Once considered a sign of great beauty, the women of the Chin tribes of Myanmar had their faces tattooed upon coming of age. This was practiced for an unknown number of centuries. These markings represented gender, age, spiritual beliefs, race and identity.
The arrival of colonial rule and Christian missionaries to Burma in the 19th century instrumented a decline of this female cultural tradition in villages and towns. Burma became a democratic nation in 1948 and after 1962’s coup which lead to a military dictatorship,” the Burmese Revolutionary Council placed a ban on the tattoos. The tattoos, the women that bore them and this traditional practice represented a way of life and beliefs that were from a regime that those in charge were trying to get people to leave behind. With the practice banned, fines and other reasons undetermined led to the complete termination of this sparsely documented lost art.
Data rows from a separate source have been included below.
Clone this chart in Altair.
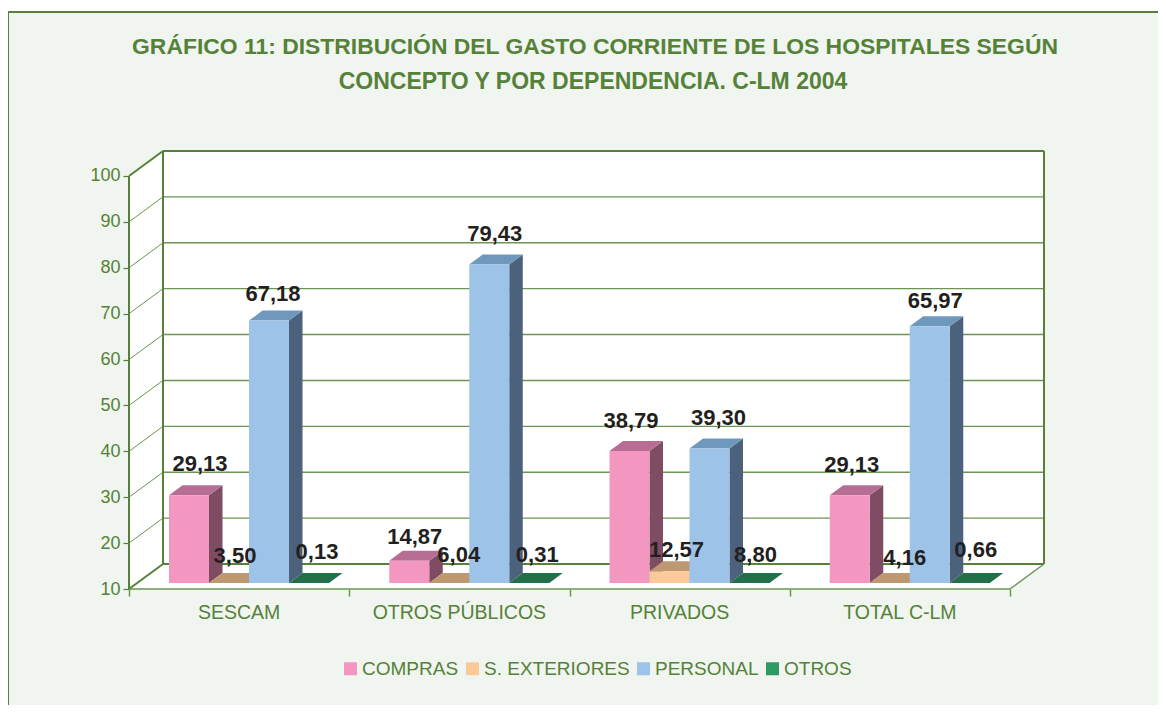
import altair as alt
import pandas as pd

# ---- values
CATEGORIES = ["SESCAM", "OTROS PÚBLICOS", "PRIVADOS", "TOTAL C-LM"]
SERIES = ["COMPRAS", "S. EXTERIORES", "PERSONAL", "OTROS"]
COMPRAS = [29.13, 14.87, 38.79, 29.13]
EXTERIORES = [3.50, 6.04, 12.57, 4.16]
PERSONAL = [67.18, 79.43, 39.30, 65.97]
OTROS = [0.13, 0.31, 8.80, 0.66]
VALUES = [COMPRAS, EXTERIORES, PERSONAL, OTROS]
Y_TICKS = [10, 20, 30, 40, 50, 60, 70, 80, 90, 100]
TITLE_LINES = ["GRÁFICO 11: DISTRIBUCIÓN DEL GASTO CORRIENTE DE LOS HOSPITALES SEGÚN",
               "CONCEPTO Y POR DEPENDENCIA. C-LM 2004"]

# ---- style
FRONT = ["#F497C0", "#FDC998", "#9DC3E8", "#2E9963"]
SIDE = ["#7F4D63", "#8F6F50", "#4B617C", "#1B5C3C"]
TOP = ["#B76E94", "#BE9870", "#6F98BD", "#217049"]
GREEN = "#558139"
GRID = "#6C9452"
BG = "#F0F5EF"
INK = "#231F20"
FONT = "Liberation Sans"
W, H = 1150, 693
PX_X, PX_Y = 220.25, 4.589      # pixels per category / per value unit
WALL_DX, WALL_DY = 34 / PX_X, 25 / PX_Y
BAR_W, BAR_START = 40 / PX_X, 40 / PX_X
DEPTH_DX, DEPTH_DY = 13.5 / PX_X, 10 / PX_Y
BASE = 10
BAR_LIFT = 6 / PX_Y
LABEL_DX = [[11, 5.5, 1.5, 2], [6, 9.5, 7, 15], [4, 5.5, 9, 5.5], [8, 8, 6, 6]]
LABEL_UP = [[30, 23, 29, 29], [26, 27, 20, 24], [26, 29, 30, 24], [30, 27, 27, 32]]

xs = alt.Scale(domain=[-121 / PX_X, (8 + W - 129) / PX_X], range=[0, W], nice=False, zero=False)
ys = alt.Scale(domain=[10 - (12 + H - 589) / PX_Y, 100 + (176 - 12) / PX_Y], range=[H, 0], nice=False, zero=False)

xaxis = alt.Axis(values=[0, 1, 2, 3, 4], labels=False, domain=False, grid=False, ticks=True,
                 tickColor=GRID, tickSize=7, tickWidth=1.5, offset=-(12 + H - 589), title=None)
yaxis = alt.Axis(values=Y_TICKS, domain=False, grid=False, tickColor=GREEN, tickSize=6, tickWidth=1.2,
                 labelColor=GREEN, labelFont=FONT, labelFontSize=18, labelPadding=3,
                 offset=-121, title=None, labelFlush=False, labelOverlap=False)


def X(f="x"):
    return alt.X(f"{f}:Q", scale=xs, axis=xaxis, title=None)


def Y(f="y"):
    return alt.Y(f"{f}:Q", scale=ys, axis=yaxis, title=None)


def rules(rows, color, width):
    return alt.Chart(pd.DataFrame(rows, columns=["x", "x2", "y", "y2"])).mark_rule(
        color=color, strokeWidth=width
    ).encode(x=X(), x2="x2:Q", y=Y(), y2="y2:Q")


# ---- walls and floor
back = alt.Chart(pd.DataFrame([{"x": WALL_DX, "x2": 4 + WALL_DX, "y": BASE + WALL_DY, "y2": 100 + WALL_DY}])).mark_rect(
    fill="white").encode(x=X(), x2="x2:Q", y=Y(), y2="y2:Q")
left = alt.Chart(pd.DataFrame([{"x": 0, "y": BASE, "y2": 100}, {"x": WALL_DX, "y": BASE + WALL_DY, "y2": 100 + WALL_DY}])).mark_area(
    fill="white", orient="vertical").encode(x=X(), y=Y(), y2="y2:Q")
floor = alt.Chart(pd.DataFrame([{"y": BASE, "x": 0, "x2": 4}, {"y": BASE + WALL_DY, "x": WALL_DX, "x2": 4 + WALL_DX}])).mark_area(
    fill="white", orient="horizontal").encode(y=Y(), x=X(), x2="x2:Q")

mid = [t for t in Y_TICKS if 10 < t < 100]
grid_back = rules([[WALL_DX, 4 + WALL_DX, t + WALL_DY, t + WALL_DY] for t in mid], GRID, 1.4)
grid_left = rules([[0, WALL_DX, t, t + WALL_DY] for t in mid], GRID, 1)
frame_thick = rules([
    [WALL_DX, 4 + WALL_DX, 100 + WALL_DY, 100 + WALL_DY],
    [WALL_DX, 4 + WALL_DX, BASE + WALL_DY, BASE + WALL_DY],
    [WALL_DX, WALL_DX, BASE + WALL_DY, 100 + WALL_DY],
    [4 + WALL_DX, 4 + WALL_DX, BASE + WALL_DY, 100 + WALL_DY],
    [0, 0, BASE, 100],
    [0, WALL_DX, BASE, BASE + WALL_DY],
    [0, WALL_DX, 100, 100 + WALL_DY],
], GREEN, 2)
frame_thin = rules([
    [0, 4, BASE, BASE],
    [4, 4 + WALL_DX, BASE, BASE + WALL_DY],
], GRID, 1.4)

# outer border: only the top and left edges are visible in the reference
x_min, x_max = xs.domain
y_min, y_max = ys.domain
border = rules([
    [x_min, x_max, y_max, y_max],
    [x_min, x_min, y_min, y_max],
], GREEN, 2)

layers = [back, left, floor, grid_back, grid_left, frame_thick, frame_thin, border]

# ---- 3D bars, drawn left to right so nearer faces overlap correctly
color_enc = alt.Color(
    "serie:N",
    scale=alt.Scale(domain=SERIES, range=FRONT),
    legend=alt.Legend(orient="none", legendX=333, legendY=647, direction="horizontal", columns=4,
                      columnPadding=4, title=None, symbolType="square", symbolSize=169,
                      symbolStrokeWidth=0, symbolOpacity=1, labelOffset=2, labelFont=FONT, labelFontSize=19,
                      labelColor=GREEN, labelLimit=300),
)
for s, name in enumerate(SERIES):
    front_rows, side_rows, top_rows = [], [], []
    for g, v in enumerate(VALUES[s]):
        x0 = g + BAR_START + s * BAR_W
        x1 = x0 + BAR_W
        y0 = BASE + BAR_LIFT
        y1 = max(v, BASE) + BAR_LIFT
        front_rows.append({"x": x0, "x2": x1, "y": y0, "y2": y1, "serie": name})
        side_rows += [{"k": g, "x": x1, "y": y0, "y2": y1},
                      {"k": g, "x": x1 + DEPTH_DX, "y": y0 + DEPTH_DY, "y2": y1 + DEPTH_DY}]
        top_rows += [{"k": g, "y": y1, "x": x0, "x2": x1},
                     {"k": g, "y": y1 + DEPTH_DY, "x": x0 + DEPTH_DX, "x2": x1 + DEPTH_DX}]
    layers.append(alt.Chart(pd.DataFrame(side_rows)).mark_area(fill=SIDE[s], orient="vertical").encode(
        x=X(), y=Y(), y2="y2:Q", detail="k:N"))
    layers.append(alt.Chart(pd.DataFrame(top_rows)).mark_area(fill=TOP[s], orient="horizontal").encode(
        y=Y(), x=X(), x2="x2:Q", detail="k:N"))
    layers.append(alt.Chart(pd.DataFrame(front_rows)).mark_rect().encode(
        x=X(), x2="x2:Q", y=Y(), y2="y2:Q", color=color_enc))

# ---- value labels
label_rows = []
for s in range(4):
    for g, v in enumerate(VALUES[s]):
        label_rows.append({
            "x": g + BAR_START + (s + 0.5) * BAR_W + LABEL_DX[s][g] / PX_X,
            "y": max(v, BASE) + BAR_LIFT + LABEL_UP[s][g] / PX_Y,
            "t": f"{v:.2f}".replace(".", ","),
        })
layers.append(alt.Chart(pd.DataFrame(label_rows)).mark_text(
    font=FONT, fontWeight="bold", fontSize=22, color=INK, align="center", baseline="middle", dy=-1
).encode(x=X(), y=Y(), text="t:N"))

# ---- category labels
cat_df = pd.DataFrame({"x": [i + 0.5 for i in range(4)], "y": [BASE] * 4, "t": CATEGORIES})
layers.append(alt.Chart(cat_df).mark_text(
    font=FONT, fontSize=19.5, color=GREEN, align="center", baseline="middle", dy=24
).encode(x=X(), y=Y(), text="t:N"))

# ---- title
title_df = pd.DataFrame({"t": TITLE_LINES, "row": [0, 1]})
layers.append(alt.Chart(title_df).transform_filter("datum.row == 0").mark_text(
    font=FONT, fontWeight="bold", fontSize=22.9, color=GREEN, align="center", baseline="middle"
).encode(x=alt.value(587), y=alt.value(35), text="t:N"))
layers.append(alt.Chart(title_df).transform_filter("datum.row == 1").mark_text(
    font=FONT, fontWeight="bold", fontSize=23, color=GREEN, align="center", baseline="middle"
).encode(x=alt.value(585), y=alt.value(70), text="t:N"))

chart = alt.layer(*layers).properties(
    width=W, height=H,
    autosize=alt.AutoSizeParams(type="none"),
    padding={"left": 0, "top": 4, "right": 0, "bottom": 0},
    background="white",
).configure_view(fill=BG, stroke=None)

chart.save("out.html", embed_options={"renderer": "svg", "actions": False})
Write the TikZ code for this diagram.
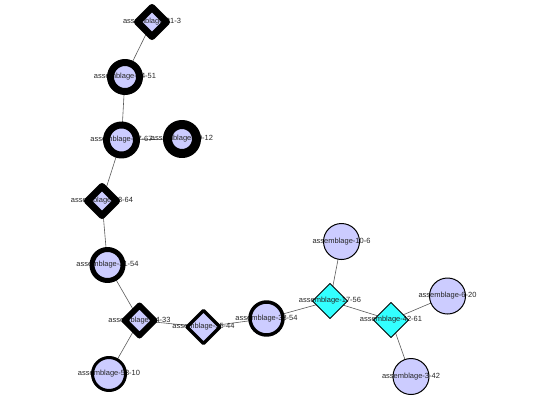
\documentclass[tikz,border=0pt]{standalone}
\usepackage{fontspec}
\setmainfont{Liberation Sans}
\usepackage{tikz}
\usetikzlibrary{shapes.geometric}

\definecolor{lav}{RGB}{204,204,255}
\definecolor{aqua}{RGB}{51,255,255}
\definecolor{wire}{RGB}{90,90,90}

\tikzset{
  disc/.style={circle, inner sep=0pt, outer sep=0pt, minimum size=#1},
  gem/.style={diamond, inner sep=0pt, outer sep=0pt, minimum size=#1},
  rim/.style={draw=black, line width=#1, line join=round},
  tag/.style={font=\fontsize{7.5}{7.5}\selectfont, text=black!85, inner sep=0pt},
  wire/.style={draw=wire, line width=0.6pt}
}

\begin{document}
\begin{tikzpicture}[x=1pt,y=-1pt]
\useasboundingbox (0,0) rectangle (550,400);
% filled shapes
\node[gem=29, fill=lav] (a) at (152,22) {};
\node[disc=29, fill=lav] (b) at (125,77) {};
\node[disc=30, fill=lav] (c) at (121.5,140) {};
\node[disc=29, fill=lav] (d) at (182,139) {};
\node[gem=29, fill=lav] (e) at (102,201) {};
\node[disc=31, fill=lav] (f) at (107.5,265) {};
\node[gem=30, fill=lav] (g) at (139.5,320.5) {};
\node[gem=33, fill=lav] (h) at (203.5,327) {};
\node[disc=33, fill=lav] (i) at (266.5,318.5) {};
\node[gem=35, fill=aqua] (j) at (330,301) {};
\node[disc=36, fill=lav] (k) at (341.5,241.5) {};
\node[gem=35, fill=aqua] (l) at (391,320) {};
\node[disc=36, fill=lav] (m) at (447.5,296) {};
\node[disc=36, fill=lav] (n) at (411,376.5) {};
\node[disc=33, fill=lav] (o) at (109,374) {};
% links
\draw[wire] (a) -- (b);
\draw[wire] (b) -- (c);
\draw[wire] (c) -- (d);
\draw[wire] (c) -- (e);
\draw[wire] (e) -- (f);
\draw[wire] (f) -- (g);
\draw[wire] (g) -- (o);
\draw[wire] (g) -- (h);
\draw[wire] (h) -- (i);
\draw[wire] (i) -- (j);
\draw[wire] (j) -- (k);
\draw[wire] (j) -- (l);
\draw[wire] (l) -- (m);
\draw[wire] (l) -- (n);
% names
\node[tag] at (a) {assemblage-21-3};
\node[tag] at (b) {assemblage-14-51};
\node[tag] at (c) {assemblage-27-67};
\node[tag] at (d) {assemblage-19-12};
\node[tag] at (e) {assemblage-28-64};
\node[tag] at (f) {assemblage-31-54};
\node[tag] at (g) {assemblage-24-33};
\node[tag] at (h) {assemblage-35-44};
\node[tag] at (i) {assemblage-38-54};
\node[tag] at (j) {assemblage-17-56};
\node[tag] at (k) {assemblage-10-6};
\node[tag] at (l) {assemblage-42-61};
\node[tag] at (m) {assemblage-6-20};
\node[tag] at (n) {assemblage-3-42};
\node[tag] at (o) {assemblage-53-10};
% outlines
\node[gem=29, rim=7pt] at (a) {};
\node[disc=29, rim=7pt] at (b) {};
\node[disc=30, rim=7pt] at (c) {};
\node[disc=29, rim=9pt] at (d) {};
\node[gem=29, rim=7pt] at (e) {};
\node[disc=31, rim=5pt] at (f) {};
\node[gem=30, rim=6pt] at (g) {};
\node[gem=33, rim=3.5pt] at (h) {};
\node[disc=33, rim=3.5pt] at (i) {};
\node[gem=35, rim=1pt] at (j) {};
\node[disc=36, rim=1pt] at (k) {};
\node[gem=35, rim=1pt] at (l) {};
\node[disc=36, rim=1pt] at (m) {};
\node[disc=36, rim=1pt] at (n) {};
\node[disc=33, rim=3pt] at (o) {};
\end{tikzpicture}
\end{document}
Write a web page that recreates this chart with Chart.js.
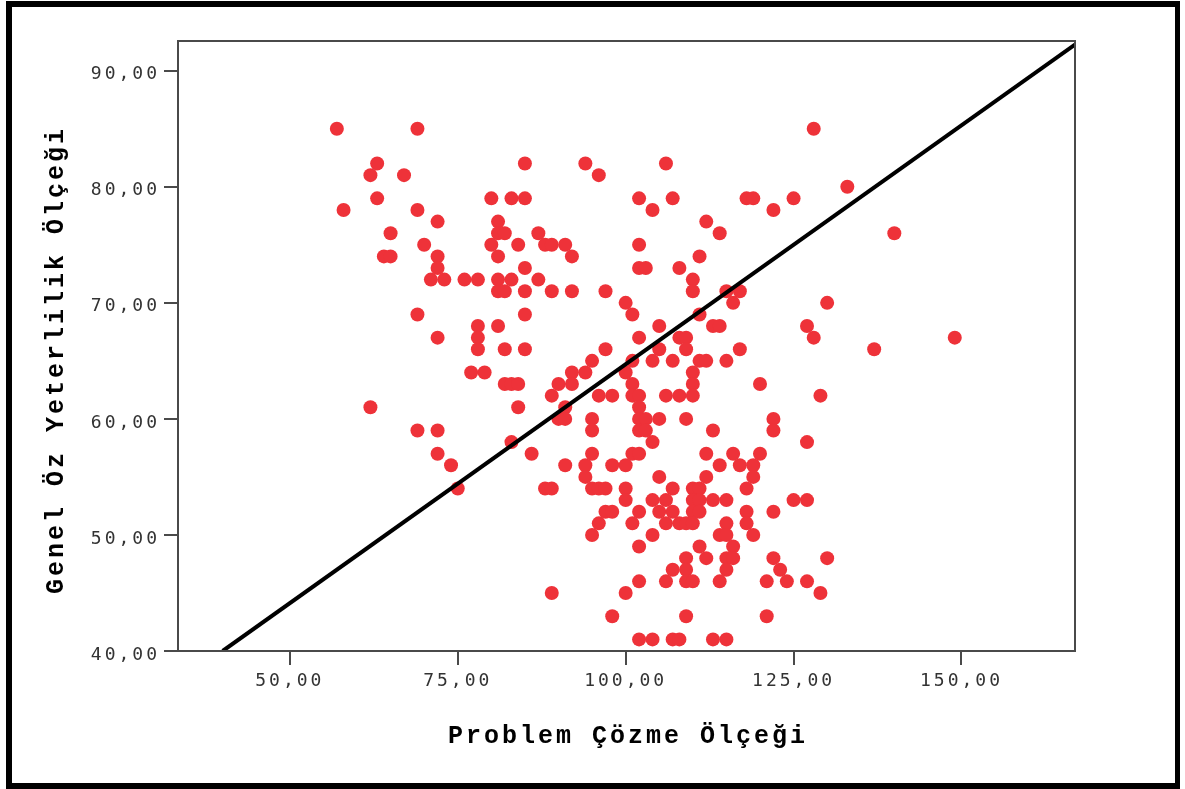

Today, after a lifetime of wars and dictatorship, an unknown number of these tattooed women, now in their 60s, 70s, 80s and older, live in the remote areas of the northern Chin and Rakhine states.
Knowing that they are the last of their kind, a small number of these women have been using their rare looks to draw tourism as a way of earning money for the betterment of their impoverished communities.
However, many more tattooed “grannies” live in areas unmapped and relatively untouched by the modern world.
Few westerners except a small handful of academics, photographers, missionaries and intrepid explorers have gone beyond these tourist villages to meet the tattooed women living in more remote areas.